ブログに書くには丁度いい野球ネタ。
しかし今回は書くのが難しい。
余りにいろいろな思いが籠っているからだ。
ならば、出来るだけ事実そのままに、文体としては少し気取ってみようとした。
長文になった。あしからず。

最後の背番号は13。
夏大会、これで負ければ引退である。
九回表、8対2。チームは負けている。
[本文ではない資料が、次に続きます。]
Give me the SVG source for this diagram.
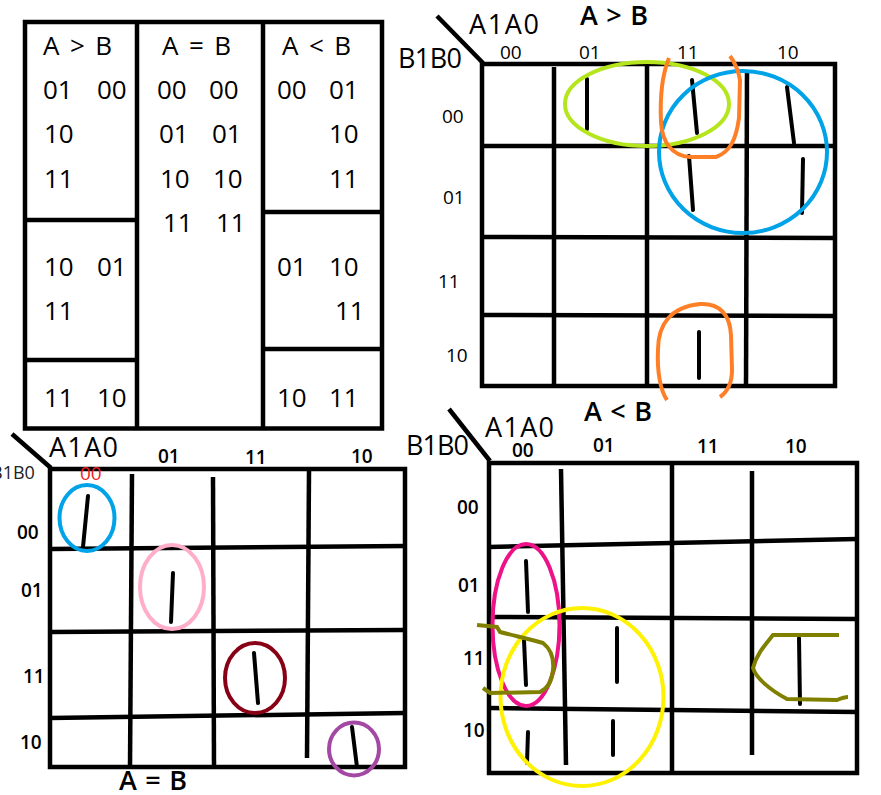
<svg xmlns="http://www.w3.org/2000/svg" width="881" height="795" viewBox="0 0 881 795">
<style>
.g{fill:none;stroke:#000;stroke-width:4.5}
.m{fill:none;stroke:#000;stroke-width:4;stroke-linecap:round}
.t{font-family:"Open Sans","Liberation Sans",sans-serif;font-size:26px;fill:#000}
.h{font-family:"Open Sans","Liberation Sans",sans-serif;font-size:27px;fill:#000}
.hb{font-family:"Open Sans","Liberation Sans",sans-serif;font-size:27px;font-weight:600;fill:#000}
.s{font-family:"Open Sans","Liberation Sans",sans-serif;font-size:19px;fill:#000}
.sb{font-family:"Open Sans","Liberation Sans",sans-serif;font-size:19px;font-weight:600;fill:#000}
.c{fill:none;stroke-width:4}
</style>
<rect width="881" height="795" fill="#fff"/>

<!-- Table of comparisons -->
<g id="table">
  <rect class="g" x="25" y="22" width="357" height="406.5"/>
  <line class="g" x1="137" y1="22" x2="137" y2="428"/>
  <line class="g" x1="263" y1="22" x2="263" y2="428"/>
  <line class="g" x1="25" y1="220" x2="137" y2="220"/>
  <line class="g" x1="25" y1="360" x2="137" y2="360"/>
  <line class="g" x1="263" y1="212" x2="382" y2="212"/>
  <line class="g" x1="263" y1="349" x2="382" y2="349"/>
  <g class="t">
    <text x="43" y="55" textLength="69" lengthAdjust="spacing">A &gt; B</text>
    <text x="43" y="99">01</text><text x="97" y="99">00</text>
    <text x="44" y="143">10</text>
    <text x="44" y="188">11</text>
    <text x="44" y="276">10</text><text x="97" y="276">01</text>
    <text x="44" y="320">11</text>
    <text x="44" y="407">11</text><text x="97" y="407">10</text>

    <text x="162" y="55" textLength="69" lengthAdjust="spacing">A = B</text>
    <text x="157" y="99">00</text><text x="209" y="99">00</text>
    <text x="159" y="143">01</text><text x="212" y="143">01</text>
    <text x="160" y="188">10</text><text x="213" y="188">10</text>
    <text x="163" y="232">11</text><text x="216" y="232">11</text>

    <text x="282" y="55" textLength="69" lengthAdjust="spacing">A &lt; B</text>
    <text x="277" y="99">00</text><text x="329" y="99">01</text>
    <text x="329" y="143">10</text>
    <text x="329" y="188">11</text>
    <text x="277" y="276">01</text><text x="329" y="276">10</text>
    <text x="335" y="320">11</text>
    <text x="277" y="407">10</text><text x="329" y="407">11</text>
  </g>
</g>

<!-- K-map A > B -->
<g id="kmap-gt">
  <line class="g" x1="437" y1="16" x2="483" y2="63"/>
  <rect class="g" x="482" y="64" width="353" height="322"/>
  <line class="g" x1="554" y1="67" x2="554" y2="384"/>
  <line class="g" x1="647" y1="64" x2="647" y2="388"/>
  <line class="g" x1="747" y1="70" x2="746" y2="388"/>
  <line class="g" x1="482" y1="146" x2="835" y2="146"/>
  <line class="g" x1="482" y1="237" x2="835" y2="238"/>
  <line class="g" x1="482" y1="315" x2="835" y2="316"/>
  <text class="h" x="469" y="34" textLength="70" lengthAdjust="spacing">A1A0</text>
  <text class="hb" x="580" y="25" textLength="68" lengthAdjust="spacing">A &gt; B</text>
  <text class="h" x="398" y="68" textLength="64" lengthAdjust="spacing">B1B0</text>
  <g class="s">
    <text x="500" y="59">00</text><text x="579" y="59">01</text><text x="677" y="59">11</text><text x="777" y="59">10</text>
    <text x="442" y="123">00</text><text x="443" y="204">01</text><text x="438" y="288">11</text><text x="446" y="362">10</text>
  </g>
  <line class="m" x1="587" y1="79" x2="587" y2="129"/>
  <line class="m" x1="692" y1="80" x2="697" y2="133"/>
  <line class="m" x1="787" y1="87" x2="794" y2="143"/>
  <line class="m" x1="689" y1="156" x2="693" y2="210"/>
  <line class="m" x1="803" y1="159" x2="802" y2="213"/>
  <line class="m" x1="699" y1="332" x2="699" y2="378"/>
  <ellipse class="c" stroke="#b5e61d" cx="647" cy="104" rx="82" ry="42"/>
  <ellipse class="c" stroke="#00a2e8" cx="743" cy="152" rx="84" ry="81"/>
  <path class="c" stroke="#ff7f27" d="M669,58 C662,75 660,100 661,122 C662,142 672,156 690,157 L716,157 C730,152 736,140 739,118 L740,80 C738,68 733,60 730,56"/>
  <path class="c" stroke="#ff7f27" d="M667,400 C660,390 657,370 658,350 C658,325 670,307 700,304 C720,303 730,315 731,335 L732,370 C732,385 727,392 720,397"/>
</g>

<!-- K-map A = B -->
<g id="kmap-eq">
  <line class="g" x1="12" y1="434" x2="51" y2="468"/>
  <rect class="g" x="50" y="469" width="355" height="298"/>
  <line class="g" x1="132" y1="474" x2="130" y2="767"/>
  <line class="g" x1="213" y1="477" x2="214" y2="768"/>
  <line class="g" x1="309" y1="471" x2="307" y2="758"/>
  <line class="g" x1="50" y1="549" x2="405" y2="546"/>
  <line class="g" x1="50" y1="632" x2="405" y2="630"/>
  <line class="g" x1="50" y1="718" x2="405" y2="713"/>
  <text class="h" x="49" y="457" textLength="69" lengthAdjust="spacing">A1A0</text>
  <text x="-9" y="479" font-family="Open Sans, Liberation Sans, sans-serif" font-size="18" fill="#222">B1B0</text>
  <text x="80" y="480" font-family="Open Sans, Liberation Sans, sans-serif" font-size="19" fill="#ed1c24">00</text>
  <g class="sb">
    <text x="158" y="463">01</text><text x="245" y="464">11</text><text x="351" y="463">10</text>
    <text x="17" y="539">00</text><text x="21" y="597">01</text><text x="23" y="683">11</text><text x="20" y="749">10</text>
  </g>
  <text class="hb" x="119" y="790" textLength="68" lengthAdjust="spacing">A = B</text>
  <line class="m" x1="88" y1="496" x2="83" y2="547"/>
  <line class="m" x1="173" y1="573" x2="171" y2="622"/>
  <line class="m" x1="254" y1="653" x2="258" y2="703"/>
  <line class="m" x1="352" y1="727" x2="357" y2="767"/>
  <ellipse class="c" stroke="#00a2e8" cx="87" cy="518" rx="27.5" ry="33"/>
  <ellipse class="c" stroke="#ffaec9" cx="172" cy="587" rx="32" ry="42"/>
  <ellipse class="c" stroke="#880015" cx="255" cy="678" rx="30" ry="35"/>
  <ellipse class="c" stroke="#a349a4" cx="354" cy="749" rx="25" ry="26.5"/>
</g>

<!-- K-map A < B -->
<g id="kmap-lt">
  <line class="g" x1="449" y1="409" x2="490" y2="461"/>
  <rect class="g" x="489" y="463" width="368" height="310"/>
  <line class="g" x1="561" y1="469" x2="566" y2="765"/>
  <line class="g" x1="672" y1="463" x2="672" y2="773"/>
  <line class="g" x1="752" y1="471" x2="752" y2="755"/>
  <line class="g" x1="489" y1="547" x2="857" y2="539"/>
  <line class="g" x1="489" y1="617" x2="857" y2="619"/>
  <line class="g" x1="489" y1="708" x2="857" y2="712"/>
  <text class="hb" x="584" y="421" textLength="68" lengthAdjust="spacing">A &lt; B</text>
  <text class="h" x="485" y="437" textLength="69" lengthAdjust="spacing">A1A0</text>
  <text class="h" x="406" y="455" textLength="63" lengthAdjust="spacing">B1B0</text>
  <g class="sb">
    <text x="512" y="457">00</text><text x="593" y="452">01</text><text x="697" y="453">11</text><text x="785" y="453">10</text>
    <text x="457" y="514">00</text><text x="458" y="592">01</text><text x="463" y="665">11</text><text x="463" y="737">10</text>
  </g>
  <line class="m" x1="526" y1="561" x2="528" y2="612"/>
  <line class="m" x1="524" y1="640" x2="526" y2="685"/>
  <line class="m" x1="617" y1="628" x2="617" y2="682"/>
  <line class="m" x1="528" y1="732" x2="527" y2="763"/>
  <line class="m" x1="613" y1="721" x2="613" y2="755"/>
  <line class="m" x1="799" y1="638" x2="800" y2="704"/>
  <ellipse class="c" stroke="#ee1289" cx="526" cy="625" rx="33.5" ry="81"/>
  <ellipse class="c" stroke="#fff200" cx="582" cy="697" rx="81.5" ry="89"/>
  <path class="c" stroke="#808000" stroke-width="3" d="M477,625 L497,627 L500,632 C515,636 530,639 543,643 C552,650 554,660 553,670 C552,680 549,688 540,692 L490,693 L483,688"/>
  <path class="c" stroke="#808000" stroke-width="3" d="M839,635 L773,635 C765,645 756,655 753,668 C756,678 770,690 787,699 L837,700 C842,698 845,697 848,697"/>
</g>
</svg>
ノーアウト一塁で打席が来た。
代打・僕。
バックネットに背番号13を見せると、代打を告げるウグイスコールが響いた。
僕は、守備力なんてチームで一番無かった。
しかし、飛距離はチームトップレベルだった。
ただ、ミートは無かった。
だから代打起用が多かったのだが、
5月ごろから打つ気が先行し過ぎてか調子を落としていた
かつては、代打での登場でベンチ観客一同が一番盛り上がる選手だったが、
調子を落とした今でも、
球場、特にスタンドはその日一番ではないかという盛り上がりを見せてくれた。
相手の応援は、吹奏楽のトランペットの音も高らかなものだった。
対するこちらの応援は、楽器など無く、スタンドから大声で届かせる根性応援だった。
必死に名前が叫ばれるのが打席にも聞こえる。
ウグイスコール「代打」のあとの大歓声は生涯忘れることは無いだろう。
ウグイスコールに颯爽と
素振り二回 足固め
ここが腕の見せどころ
輝く時が来た
一世一代の晴れ舞台。
この一打席は野球人生の集大成だ。
サインを見る。
当然といえば当然だが「打て」だった。
一球目。フルスイングする。
しかしカーブが外へ逃げ、バットは空を切った。
ベンチを見る。サインはやはり「打て」。
二球目。
相手投手のカーブが内角ギリギリを攻める。
しかし審判の判定はボール。
あと少しでストライクだった。
三球目。
やはりフルスイングする。
バットがボールを捕らえたはずだった。
ボールの下をかすってファウル。
試合当日でも、調子の悪いのは如何ともし難いなと思った。
追い込まれてしまった。
しかし不思議と焦りはしなかった。
自分のバッティング(要するにフルスイング)をするだけだ。
妙に冷静で、勝負を楽しんでいる自分が居た。
そしてやっぱりサインは「打て」。
四球目。
投手の投球に、やはりフルスイングする。
外角に逃げるスライダーだった。
バットは、ボールを捕らえることは無かった。
最後の打席は三振だったが、最後の一球までフルスイングが出来た。
あとに残ったのは、悔いではなく、やりきったという感覚だった。
足の骨が折れ、腰の背骨が真っ二つになり、心が折れそうになり…
しかし、確かに十年間戦い抜いてきたんだという感慨も一入だった。
ベンチに戻り、監督が一言「ナイススイング。」
涙があふれてきた。
試合中だというのに、涙が止まらなかった。
流した涙は、悔いではなく、喜びと感謝の涙だと思った。
代打起用、さらには四球とも打てのサインを出して下さった監督にただただ感謝である。
そして十年の長きに渡り野球ができた事を誇りに思う
野球には、ドラマがある。
野球はいいものだ 改めてそう思った。